In the lines below, output everything from the first line through the line containing "plt.rcParams['mathtext.it'] = 'Liberation" exactly as it is. Pictures are not part of the output.

GIVEN MATERIAL
======

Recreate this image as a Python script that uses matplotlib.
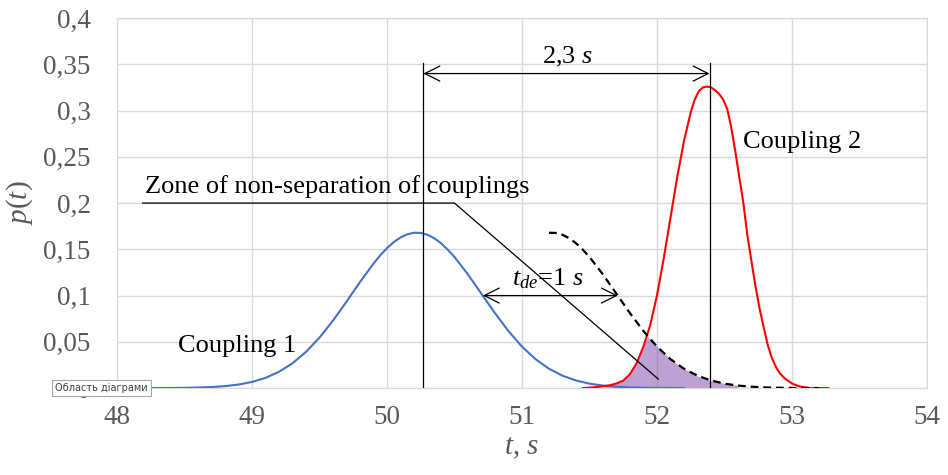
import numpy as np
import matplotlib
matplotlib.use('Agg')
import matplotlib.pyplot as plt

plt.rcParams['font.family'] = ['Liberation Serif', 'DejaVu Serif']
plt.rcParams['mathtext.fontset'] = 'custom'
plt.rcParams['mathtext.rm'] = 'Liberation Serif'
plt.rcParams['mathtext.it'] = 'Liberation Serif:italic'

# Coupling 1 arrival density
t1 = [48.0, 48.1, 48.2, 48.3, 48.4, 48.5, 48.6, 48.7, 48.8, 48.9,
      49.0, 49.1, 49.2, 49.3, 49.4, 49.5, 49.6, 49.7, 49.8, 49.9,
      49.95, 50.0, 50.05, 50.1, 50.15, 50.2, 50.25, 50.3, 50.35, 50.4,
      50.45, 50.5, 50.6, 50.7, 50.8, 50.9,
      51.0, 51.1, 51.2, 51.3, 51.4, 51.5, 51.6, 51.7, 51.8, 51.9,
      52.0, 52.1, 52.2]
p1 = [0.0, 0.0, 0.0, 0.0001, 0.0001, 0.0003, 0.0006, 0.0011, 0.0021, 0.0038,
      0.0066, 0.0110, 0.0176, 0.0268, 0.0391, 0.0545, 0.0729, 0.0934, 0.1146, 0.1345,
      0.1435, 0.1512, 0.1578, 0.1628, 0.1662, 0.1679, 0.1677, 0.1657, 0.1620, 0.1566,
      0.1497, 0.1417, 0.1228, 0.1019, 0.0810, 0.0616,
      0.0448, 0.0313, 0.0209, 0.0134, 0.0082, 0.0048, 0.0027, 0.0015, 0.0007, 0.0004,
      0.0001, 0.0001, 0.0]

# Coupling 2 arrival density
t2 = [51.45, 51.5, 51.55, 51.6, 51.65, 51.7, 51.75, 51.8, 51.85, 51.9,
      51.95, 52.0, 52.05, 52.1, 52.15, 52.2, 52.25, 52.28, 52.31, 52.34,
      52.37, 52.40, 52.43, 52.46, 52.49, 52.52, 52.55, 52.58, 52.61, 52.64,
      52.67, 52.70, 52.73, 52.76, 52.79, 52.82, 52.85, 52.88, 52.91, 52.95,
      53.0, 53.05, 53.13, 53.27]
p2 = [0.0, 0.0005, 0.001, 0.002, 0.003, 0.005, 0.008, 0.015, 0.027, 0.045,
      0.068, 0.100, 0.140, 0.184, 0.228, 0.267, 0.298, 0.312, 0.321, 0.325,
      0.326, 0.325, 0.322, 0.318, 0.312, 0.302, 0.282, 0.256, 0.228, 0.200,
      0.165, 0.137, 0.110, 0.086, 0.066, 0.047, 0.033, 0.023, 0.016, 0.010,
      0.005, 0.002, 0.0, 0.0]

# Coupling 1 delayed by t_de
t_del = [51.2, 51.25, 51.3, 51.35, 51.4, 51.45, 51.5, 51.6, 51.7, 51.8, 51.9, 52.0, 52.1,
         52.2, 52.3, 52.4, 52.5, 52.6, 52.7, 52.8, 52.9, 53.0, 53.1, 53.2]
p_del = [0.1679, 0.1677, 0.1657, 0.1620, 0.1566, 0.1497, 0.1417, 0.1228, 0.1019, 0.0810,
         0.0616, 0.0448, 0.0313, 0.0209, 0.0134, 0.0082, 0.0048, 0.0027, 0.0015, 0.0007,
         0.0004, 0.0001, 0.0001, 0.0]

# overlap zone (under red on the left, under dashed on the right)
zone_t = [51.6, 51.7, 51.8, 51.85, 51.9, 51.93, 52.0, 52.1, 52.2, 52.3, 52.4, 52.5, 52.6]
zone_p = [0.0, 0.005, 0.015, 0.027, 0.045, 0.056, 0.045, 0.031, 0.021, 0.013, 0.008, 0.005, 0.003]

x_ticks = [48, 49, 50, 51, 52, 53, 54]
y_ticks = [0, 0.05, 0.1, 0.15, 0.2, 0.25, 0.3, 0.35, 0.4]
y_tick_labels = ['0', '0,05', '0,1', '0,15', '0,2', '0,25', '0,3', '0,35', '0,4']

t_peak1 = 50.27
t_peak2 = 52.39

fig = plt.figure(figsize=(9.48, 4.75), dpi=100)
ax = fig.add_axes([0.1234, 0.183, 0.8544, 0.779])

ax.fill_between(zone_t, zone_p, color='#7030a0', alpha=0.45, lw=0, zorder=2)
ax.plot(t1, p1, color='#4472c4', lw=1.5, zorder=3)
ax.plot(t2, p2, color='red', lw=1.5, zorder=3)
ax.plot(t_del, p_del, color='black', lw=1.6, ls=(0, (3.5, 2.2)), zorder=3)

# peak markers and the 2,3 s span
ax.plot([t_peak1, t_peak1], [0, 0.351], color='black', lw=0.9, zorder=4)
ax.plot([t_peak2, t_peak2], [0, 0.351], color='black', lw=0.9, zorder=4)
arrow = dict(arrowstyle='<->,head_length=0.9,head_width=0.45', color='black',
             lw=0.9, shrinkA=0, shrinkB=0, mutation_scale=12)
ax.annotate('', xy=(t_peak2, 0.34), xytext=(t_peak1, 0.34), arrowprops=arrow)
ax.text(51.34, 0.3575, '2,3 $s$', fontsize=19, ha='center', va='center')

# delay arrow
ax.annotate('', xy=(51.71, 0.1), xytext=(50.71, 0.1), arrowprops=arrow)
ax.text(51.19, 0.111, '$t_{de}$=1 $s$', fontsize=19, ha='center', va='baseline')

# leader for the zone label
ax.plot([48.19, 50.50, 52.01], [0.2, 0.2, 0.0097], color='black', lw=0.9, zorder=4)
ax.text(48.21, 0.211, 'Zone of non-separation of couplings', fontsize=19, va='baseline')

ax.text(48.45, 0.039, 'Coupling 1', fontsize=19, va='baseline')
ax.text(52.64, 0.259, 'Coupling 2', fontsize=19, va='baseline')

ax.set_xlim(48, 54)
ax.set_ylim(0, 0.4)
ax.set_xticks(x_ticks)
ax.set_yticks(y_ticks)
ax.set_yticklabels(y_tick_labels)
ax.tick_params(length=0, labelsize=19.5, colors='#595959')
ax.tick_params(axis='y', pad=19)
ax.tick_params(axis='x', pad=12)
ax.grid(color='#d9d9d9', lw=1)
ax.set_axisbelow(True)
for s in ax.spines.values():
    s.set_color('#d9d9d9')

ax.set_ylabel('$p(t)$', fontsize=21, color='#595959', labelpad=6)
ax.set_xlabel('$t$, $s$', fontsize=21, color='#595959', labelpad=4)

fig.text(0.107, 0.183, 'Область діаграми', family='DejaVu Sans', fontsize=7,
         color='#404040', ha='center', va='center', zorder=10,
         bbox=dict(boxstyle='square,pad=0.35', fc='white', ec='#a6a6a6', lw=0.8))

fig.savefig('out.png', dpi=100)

======

RESPONSE TO THIS TASK
Recreate this image as a Python script that uses matplotlib.
import numpy as np
import matplotlib
matplotlib.use('Agg')
import matplotlib.pyplot as plt

plt.rcParams['font.family'] = ['Liberation Serif', 'DejaVu Serif']
plt.rcParams['mathtext.fontset'] = 'custom'
plt.rcParams['mathtext.rm'] = 'Liberation Serif'
plt.rcParams['mathtext.it'] = 'Liberation Serif:italic'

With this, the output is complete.